MP Narinder Singh Khalsa, shown with then-Afghanistan President Ashraf Ghani, was one of 72 Afghan Sikhs and Hindus blocked by the Taliban from flying out of Kabul Airport (The World Sikh News)


UPDATE, AUG 23:

A second group of Afghan Sikhs is being evacuated on Monday from Kabul via the Tajikstan capital Dushanbe, according to Vikram Sahney, the president of the World Punjabi Organisation.

Sahney says 125 Sikhs are finally being moved out of Afghanistan.


UPDATE, 0800 GMT: A group of 24 Afghan Sikhs and 144 Indians has landed at the Hindon airbase in Uttar Pradesh in India.

US authorities have agreed to operate two flights daily to evacuate the 1000 Indians still in Afghanistan.

Meanwhile, a senior official of the Gurdwara Dashmesh Pita Guru Gobind Singhji Karte Parwan in Kabul told EA Worldview:

We are all safe and have taken refuge at the Gurdwara. We have no further updates on when the group will be evacuated. We are awaiting instructions from the Ministry of External Affairs and the Indian Embassy officials.


ORIGINAL ENTRY: A first group of 24 Afghan Sikhs, initially blocked by Taliban from boarding an evacuation aircraft, finally departed for India on Saturday.

However, another 48 Sikhs and Hindus are in a Kabul gurdwara after they were prevented from exiting on the plane of the Indian Air Force. The Taliban denied their evacuation because they are Afghan citizens.

The group, including Members of Parliament Dr Anarkali Kaur Honaryar and Narinder Singh Khalsa, — had taken refuge in the gurdwara. In a video statement, Honaryar and Khalsa expressed their gratitude to the Indian Government, Prime Minister Narendra Modi, the Indian Air Force, and the Ministry of External Affairs.

Vikramjit Singh Sahney, the president of the World Punjabi Organisation, said the group had waited for more than 12 hours outside the Kabul Airport, hoping to board the evacuation plane:

Taliban fighters stopped them from boarding the IAF plane and said since they are Afghans, they must go back.

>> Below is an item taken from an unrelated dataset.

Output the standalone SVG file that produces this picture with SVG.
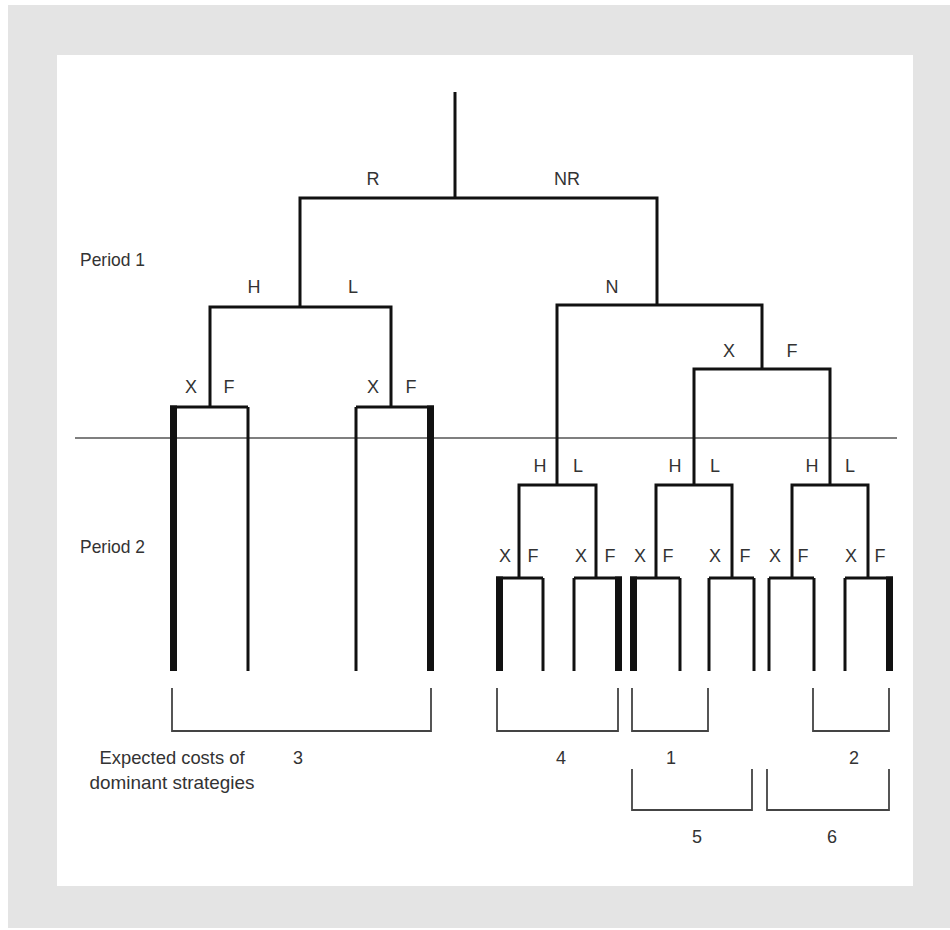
<svg xmlns="http://www.w3.org/2000/svg" width="950" height="930" viewBox="0 0 950 930">
  <style>
    .br { fill: none; stroke: #111; stroke-width: 3; stroke-linejoin: miter; stroke-linecap: butt; }
    .thin { fill: none; stroke: #111; stroke-width: 3; }
    .thick { fill: none; stroke: #111; stroke-width: 7; }
    .bk { fill: none; stroke: #444; stroke-width: 1.8; }
    .sep { stroke: #555; stroke-width: 1.5; }
    text { font-family: "Liberation Sans", Arial, sans-serif; font-size: 18px; fill: #333; }
    .lbl { text-anchor: middle; }
    .cap { font-size: 19px; }
  </style>

  <!-- page background -->
  <rect x="8" y="5" width="942" height="923" fill="#e4e4e4"/>
  <rect x="57" y="55" width="856" height="831" fill="#ffffff"/>

  <!-- period divider -->
  <line class="sep" x1="75" y1="438" x2="897" y2="438"/>
  <text class="cap" x="80" y="266" textLength="65" lengthAdjust="spacingAndGlyphs">Period 1</text>
  <text class="cap" x="80" y="553" textLength="65" lengthAdjust="spacingAndGlyphs">Period 2</text>

  <g id="connectors">
    <!-- root stem -->
    <line class="thin" x1="455" y1="92" x2="455" y2="198"/>
    <!-- terminal leaves, left subtree -->
    <line class="thick" x1="173.5" y1="405.5" x2="173.5" y2="671"/>
    <line class="thin" x1="248" y1="407" x2="248" y2="671"/>
    <line class="thin" x1="356" y1="407" x2="356" y2="671"/>
    <line class="thick" x1="430.5" y1="405.5" x2="430.5" y2="671"/>
    <!-- terminal leaves, right subtree -->
    <line class="thick" x1="499.5" y1="576.5" x2="499.5" y2="671"/>
    <line class="thin" x1="543" y1="578" x2="543" y2="671"/>
    <line class="thin" x1="574" y1="578" x2="574" y2="671"/>
    <line class="thick" x1="618.5" y1="576.5" x2="618.5" y2="671"/>
    <line class="thick" x1="633.5" y1="576.5" x2="633.5" y2="671"/>
    <line class="thin" x1="680" y1="578" x2="680" y2="671"/>
    <line class="thin" x1="709" y1="578" x2="709" y2="671"/>
    <line class="thin" x1="754" y1="578" x2="754" y2="671"/>
    <line class="thin" x1="769" y1="578" x2="769" y2="671"/>
    <line class="thin" x1="814" y1="578" x2="814" y2="671"/>
    <line class="thin" x1="845" y1="578" x2="845" y2="671"/>
    <line class="thick" x1="889.5" y1="576.5" x2="889.5" y2="671"/>
  </g>

  <!-- root decision: R / NR -->
  <g id="node-root">
    <polyline class="br" points="300,307 300,198 657,198 657,305"/>
    <text class="lbl" x="373" y="185">R</text>
    <text class="lbl" x="567" y="185">NR</text>
  </g>

  <!-- R branch: H / L -->
  <g id="node-r">
    <polyline class="br" points="210,407 210,307 391,307 391,407"/>
    <text class="lbl" x="254" y="293">H</text>
    <text class="lbl" x="353" y="293">L</text>
  </g>
  <g id="node-r-h">
    <polyline class="br" points="170,407 248,407"/>
    <text class="lbl" x="191" y="393">X</text>
    <text class="lbl" x="229" y="393">F</text>
  </g>
  <g id="node-r-l">
    <polyline class="br" points="356,407 434,407"/>
    <text class="lbl" x="373" y="393">X</text>
    <text class="lbl" x="411" y="393">F</text>
  </g>

  <!-- NR branch: N / (X, F) -->
  <g id="node-nr">
    <polyline class="br" points="557,485 557,305 762,305 762,369"/>
    <text class="lbl" x="612" y="293">N</text>
  </g>
  <g id="node-nr-y">
    <polyline class="br" points="694,485 694,369 830,369 830,485"/>
    <text class="lbl" x="729" y="357">X</text>
    <text class="lbl" x="792" y="357">F</text>
  </g>

  <!-- period 2: H / L forks -->
  <g id="node-n">
    <polyline class="br" points="519,578 519,485 596,485 596,578"/>
    <text class="lbl" x="540" y="472">H</text>
    <text class="lbl" x="578" y="472">L</text>
  </g>
  <g id="node-x">
    <polyline class="br" points="656,578 656,485 732,485 732,578"/>
    <text class="lbl" x="675" y="472">H</text>
    <text class="lbl" x="715" y="472">L</text>
  </g>
  <g id="node-f">
    <polyline class="br" points="792,578 792,485 868,485 868,578"/>
    <text class="lbl" x="812" y="472">H</text>
    <text class="lbl" x="850" y="472">L</text>
  </g>

  <!-- period 2: X / F forks -->
  <g id="node-n-h">
    <polyline class="br" points="496,578 543,578"/>
    <text class="lbl" x="505" y="562">X</text>
    <text class="lbl" x="533" y="562">F</text>
  </g>
  <g id="node-n-l">
    <polyline class="br" points="574,578 622,578"/>
    <text class="lbl" x="581" y="562">X</text>
    <text class="lbl" x="610" y="562">F</text>
  </g>
  <g id="node-x-h">
    <polyline class="br" points="630,578 680,578"/>
    <text class="lbl" x="640" y="562">X</text>
    <text class="lbl" x="668" y="562">F</text>
  </g>
  <g id="node-x-l">
    <polyline class="br" points="709,578 754,578"/>
    <text class="lbl" x="715" y="562">X</text>
    <text class="lbl" x="745" y="562">F</text>
  </g>
  <g id="node-f-h">
    <polyline class="br" points="769,578 814,578"/>
    <text class="lbl" x="775" y="562">X</text>
    <text class="lbl" x="803" y="562">F</text>
  </g>
  <g id="node-f-l">
    <polyline class="br" points="845,578 893,578"/>
    <text class="lbl" x="851" y="562">X</text>
    <text class="lbl" x="880" y="562">F</text>
  </g>

  <!-- expected cost brackets -->
  <g id="costs">
    <polyline class="bk" points="172,688 172,731 431,731 431,688"/>
    <polyline class="bk" points="497,688 497,731 618,731 618,688"/>
    <polyline class="bk" points="632,688 632,731 708,731 708,688"/>
    <polyline class="bk" points="813,688 813,731 889,731 889,688"/>
    <polyline class="bk" points="632,769 632,810 752,810 752,769"/>
    <polyline class="bk" points="767,769 767,810 889,810 889,769"/>
    <text class="cap lbl" x="172" y="764" textLength="145" lengthAdjust="spacingAndGlyphs">Expected costs of</text>
    <text class="cap lbl" x="172" y="789" textLength="165" lengthAdjust="spacingAndGlyphs">dominant strategies</text>
    <text class="lbl" x="298" y="764">3</text>
    <text class="lbl" x="561" y="764">4</text>
    <text class="lbl" x="671" y="764">1</text>
    <text class="lbl" x="854" y="764">2</text>
    <text class="lbl" x="697" y="843">5</text>
    <text class="lbl" x="832" y="843">6</text>
  </g>
</svg>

Now the group has safely returned to Gurdwara Dashmesh Pita Guru Gobind Singhji Karte Parwan in Kabul.”

Sahney said on Twitter page that India reached an agreement with US forces “to operate two flights daily to evacuate stranded Indians, Afghan Sikhs and Hindus”.

Sahney added that the goal is to evacuate 1000 Indians, including 260 members of the Afghan minority community, in a combined operation between the US forces and the Indian Government. Operations are being coordinated by the Government of India, the World Punjabi Organization, and the Delhi Sikh Gurdwara Management Committee.

Sikhs and Hindus have been the targets of gunmen in Afghanistan. In July 2018, 19 Sikhs and Hindus were killed when a convoy was attacked in Jalalabad, and 25 Sikhs were slain at a Kabul gurdwara on March 25, 2020.

In August 2020 a US House resolution, introduced by Rep. Jackie Speier, described Afghanistan’s Sikhs and Hindus as “endangered minorities”. The resolution supported refugee protection for the Afghans as it noted “systematic religious persecution, discrimination, and existential danger faced by the members of these communities”.